* [INSTRUCTION] Repeat what the lines below say, word for word, and skip every image.

* [DATA BLOCK]
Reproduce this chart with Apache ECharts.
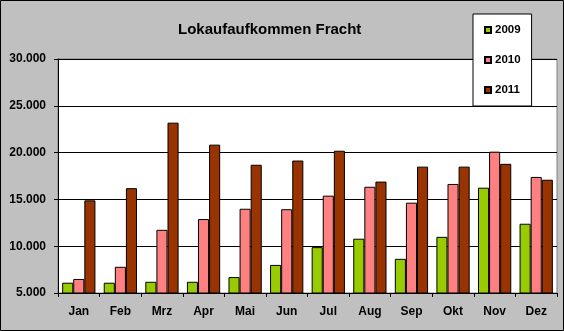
<!DOCTYPE html>
<html>
<head>
<meta charset="utf-8">
<script src="https://cdn.jsdelivr.net/npm/echarts@6/dist/echarts.min.js"></script>
<style>
  html, body { margin: 0; padding: 0; background: #C0C0C0; }
  #chart { width: 564px; height: 331px; }
</style>
</head>
<body>
<div id="chart"></div>
<script>
// Monthly freight locomotive volume per year
const months = ['Jan', 'Feb', 'Mrz', 'Apr', 'Mai', 'Jun', 'Jul', 'Aug', 'Sep', 'Okt', 'Nov', 'Dez'];
const years = ['2009', '2010', '2011'];
const values2009 = [6100, 6100, 6200, 6200, 6700, 8000, 9900, 10800, 8650, 11000, 16250, 12400];
const values2010 = [6500, 7800, 11750, 12900, 14000, 13950, 15400, 16350, 14650, 16650, 20100, 17400];
const values2011 = [14900, 16200, 23200, 20850, 18700, 19150, 20200, 16900, 18500, 18500, 18800, 17100];
const yTicks = [5000, 10000, 15000, 20000, 25000, 30000];

const colors = ['#99CC00', '#FF8080', '#993300'];
const font = 'Arial, "Liberation Sans", sans-serif';

function fmt(v) {
  return String(v).replace(/\B(?=(\d{3})+(?!\d))/g, '.');
}

const chart = echarts.init(document.getElementById('chart'), null, { renderer: 'canvas' });

const seriesData = [values2009, values2010, values2011];

chart.setOption({
  animation: false,
  backgroundColor: '#C0C0C0',
  title: {
    text: 'Lokaufaufkommen Fracht',
    left: 173,
    top: 17,
    textStyle: { fontFamily: font, fontSize: 15, fontWeight: 'bold', color: '#000' }
  },
  grid: {
    left: 58, top: 59, right: 7, bottom: 38,
    show: true,
    backgroundColor: '#FFFFFF',
    borderColor: '#808080',
    borderWidth: 1
  },
  legend: {
    data: years,
    orient: 'vertical',
    left: 473,
    top: 14,
    padding: [10, 11, 10, 11],
    itemWidth: 6,
    itemHeight: 6,
    itemGap: 18,
    icon: 'rect',
    textStyle: { fontFamily: font, fontSize: 11.5, fontWeight: 'bold', color: '#000', padding: [0, 0, 0, -1] },
    backgroundColor: '#FFFFFF',
    borderColor: '#000000',
    borderWidth: 1,
    z: 10
  },
  xAxis: {
    type: 'category',
    data: months,
    axisLine: { lineStyle: { color: '#000', width: 1 } },
    axisTick: { show: true, length: 4, lineStyle: { color: '#000' } },
    axisLabel: { fontFamily: font, fontSize: 12, fontWeight: 'bold', color: '#000', margin: 13 }
  },
  yAxis: {
    type: 'value',
    min: yTicks[0],
    max: yTicks[yTicks.length - 1],
    interval: yTicks[1] - yTicks[0],
    axisLine: { show: true, lineStyle: { color: '#000', width: 1 } },
    axisTick: { show: true, length: 4, lineStyle: { color: '#000' } },
    splitLine: { show: true, lineStyle: { color: '#000', width: 1 } },
    axisLabel: {
      fontFamily: font, fontSize: 12, fontWeight: 'bold', color: '#000', margin: 12,
      formatter: fmt
    }
  },
  series: years.map((y, i) => ({
    name: y,
    type: 'bar',
    data: seriesData[i],
    barGap: '0%',
    barCategoryGap: '20%',
    itemStyle: { color: colors[i], borderColor: '#000', borderWidth: 1 }
  })),
  graphic: [{
    type: 'rect',
    shape: { x: 0.5, y: 0.5, width: 563, height: 330 },
    style: { fill: 'none', stroke: '#000', lineWidth: 1 },
    z: 100
  }]
});
</script>
</body>
</html>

* [REPLY]
Reproduce this chart with Apache ECharts.
<!DOCTYPE html>
<html>
<head>
<meta charset="utf-8">
<script src="https://cdn.jsdelivr.net/npm/echarts@6/dist/echarts.min.js"></script>
<style>
  html, body { margin: 0; padding: 0; background: #C0C0C0; }
  #chart { width: 564px; height: 331px; }
</style>
</head>
<body>
<div id="chart"></div>
<script>
// Monthly freight locomotive volume per year
const months = ['Jan', 'Feb', 'Mrz', 'Apr', 'Mai', 'Jun', 'Jul', 'Aug', 'Sep', 'Okt', 'Nov', 'Dez'];
const years = ['2009', '2010', '2011'];
const values2009 = [6100, 6100, 6200, 6200, 6700, 8000, 9900, 10800, 8650, 11000, 16250, 12400];
const values2010 = [6500, 7800, 11750, 12900, 14000, 13950, 15400, 16350, 14650, 16650, 20100, 17400];
const values2011 = [14900, 16200, 23200, 20850, 18700, 19150, 20200, 16900, 18500, 18500, 18800, 17100];
const yTicks = [5000, 10000, 15000, 20000, 25000, 30000];

const colors = ['#99CC00', '#FF8080', '#993300'];
const font = 'Arial, "Liberation Sans", sans-serif';

function fmt(v) {
  return String(v).replace(/\B(?=(\d{3})+(?!\d))/g, '.');
}

const chart = echarts.init(document.getElementById('chart'), null, { renderer: 'canvas' });

const seriesData = [values2009, values2010, values2011];

chart.setOption({
  animation: false,
  backgroundColor: '#C0C0C0',
  title: {
    text: 'Lokaufaufkommen Fracht',
    left: 173,
    top: 17,
    textStyle: { fontFamily: font, fontSize: 15, fontWeight: 'bold', color: '#000' }
  },
  grid: {
    left: 58, top: 59, right: 7, bottom: 38,
    show: true,
    backgroundColor: '#FFFFFF',
    borderColor: '#808080',
    borderWidth: 1
  },
  legend: {
    data: years,
    orient: 'vertical',
    left: 473,
    top: 14,
    padding: [10, 11, 10, 11],
    itemWidth: 6,
    itemHeight: 6,
    itemGap: 18,
    icon: 'rect',
    textStyle: { fontFamily: font, fontSize: 11.5, fontWeight: 'bold', color: '#000', padding: [0, 0, 0, -1] },
    backgroundColor: '#FFFFFF',
    borderColor: '#000000',
    borderWidth: 1,
    z: 10
  },
  xAxis: {
    type: 'category',
    data: months,
    axisLine: { lineStyle: { color: '#000', width: 1 } },
    axisTick: { show: true, length: 4, lineStyle: { color: '#000' } },
    axisLabel: { fontFamily: font, fontSize: 12, fontWeight: 'bold', color: '#000', margin: 13 }
  },
  yAxis: {
    type: 'value',
    min: yTicks[0],
    max: yTicks[yTicks.length - 1],
    interval: yTicks[1] - yTicks[0],
    axisLine: { show: true, lineStyle: { color: '#000', width: 1 } },
    axisTick: { show: true, length: 4, lineStyle: { color: '#000' } },
    splitLine: { show: true, lineStyle: { color: '#000', width: 1 } },
    axisLabel: {
      fontFamily: font, fontSize: 12, fontWeight: 'bold', color: '#000', margin: 12,
      formatter: fmt
    }
  },
  series: years.map((y, i) => ({
    name: y,
    type: 'bar',
    data: seriesData[i],
    barGap: '0%',
    barCategoryGap: '20%',
    itemStyle: { color: colors[i], borderColor: '#000', borderWidth: 1 }
  })),
  graphic: [{
    type: 'rect',
    shape: { x: 0.5, y: 0.5, width: 563, height: 330 },
    style: { fill: 'none', stroke: '#000', lineWidth: 1 },
    z: 100
  }]
});
</script>
</body>
</html>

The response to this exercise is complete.